Towje Kleiner ist tot:Liebenswerter Chaot aus der Münchner Vorstadt

Towje Kleiner spielte in den "Münchner Geschichten" von Helmut Dietl mit und war als Schiffskoch Odessi der neue Freund von Pumuckl. Seine liebenswerten Chaoten schienen stets so, als seien sie der Münchner Vorstadt entsprungen. Nun ist der Schauspieler im Alter von 63 Jahren überraschend gestorben.

Eva-Elisabeth Fischer

Mitten im Gesicht hängt ein schwarzer Schnauzer. Ein Stückchen darüber leuchten unter buschigen Brauen runde Augen, die in der Aufregung hervorquellen wie die Pelzknöpfe. Ganz oben sträubt sich, krönend über hoher Stirn, ein dunkler Lockenschopf, fast ebenso wirr und durcheinander wie der ganze Kerl. Towje Kleiner war das zappelige Pendant zu Woody Allen, der solistische Westentaschen-Wiedergänger von Groucho Marx.

Towje Kleiner ist tot

"Wenn man zurückschaut, dann ist schon viel passiert, in meinem Leben ganz besonders", sagte Towje Kleiner einmal in einem SZ-Interview. Nun ist er tot.

(Foto: dpa)

Seine ebenso enervierenden wie liebenswerten Chaoten schienen, so suggerierten es die Fernsehserien, in denen man Kleiner lieben lernte, als seien sie der Münchner Vorstadt entsprungen. Helmut Dietl hatte ihm allerdings den exotischen Hintergrund hineingeschrieben in die Figur des Achmed in den "Münchner Geschichten", der die hochstaplerische Welt des Glasscherbenviertel-Casanovas Charly begleitete. Und die Schlagabtäusche, die er sich im Beziehungsclinch mit Monika Schwarz im "Ganz normalen Wahnsinn" lieferte, trieben einem vor Freude die Tränen in die Augen, auch wenn man sich heimlich sagte: den bitte nicht.

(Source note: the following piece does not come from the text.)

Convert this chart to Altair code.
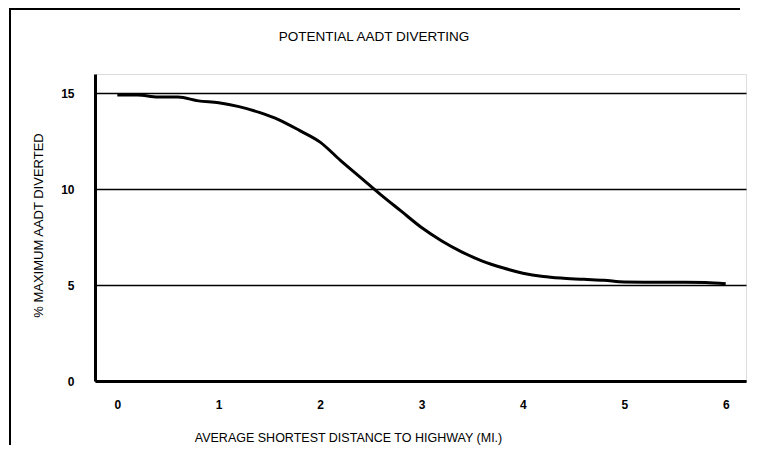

Towje Kleiner war der Mann an Dietls Seite, der in den Jahren 1974 und 1979 das Genre der Vorabendserie sprengte. Zwei Irre, der eine vor, der andere hinter der Kamera, die es zumindest ein Stück des Weges miteinander produktiv aushalten konnten. Man hätte gern in den Kulissen Mäuschen gespielt.

Denn Towje Kleiner, so lässt sich vermuten, spielte den Neurotiker ja nicht nur, sondern überdrehte einfach das entsprechende Schräubchen zur Tragikomik, was ihn letztlich vor dem Absturz rettet. Hinter abgrundtief verzweifelter Komik lauerte die Melancholie. Die lag in seiner Biographie begründet. Er kam am 4. April 1948 im Lager Föhrenwald zur Welt als Sohn von Displaced Persons, als deren Hoffnung, gewiss. Sein Name beginnt mit dem hebräischen Wort "tow", und das heißt gut. Was dennoch nicht darüber hinwegtäuscht, dass er, wie alle Angehörigen der zweiten Generation von Holocaust-Überlebenden die Last der Verfolgung mit sich trugen.

Frühe Stationen seines Lebens waren Israel, Schweden, Kanada, England, Argentinien und Deutschland. In Israel hatte er 1967 am Jiddischen Theater debütiert, in Israel hat er zuletzt Schauspiel unterrichtet. Nach den Serienerfolgen, zwischen Keks-Reklame, "Pumuckl"-Filmen und Fernseh-Schmonzetten spielte er in ernsthaften Literaturverfilmungen, 1984 in "Der Schneemann", einem Film, der auf einem Kriminalroman von Jörg Fauser basierte, und 1986 in Peter Lilienthals "Das Schweigen des Dichters" nach einem Roman des israelischen Schriftstellers A.B. Jehoschua.

Towje Kleiner hat Uhren gesammelt. Seine Uhr ist abgelaufen.Er ist in der Nacht zum Montag überraschend gestorben.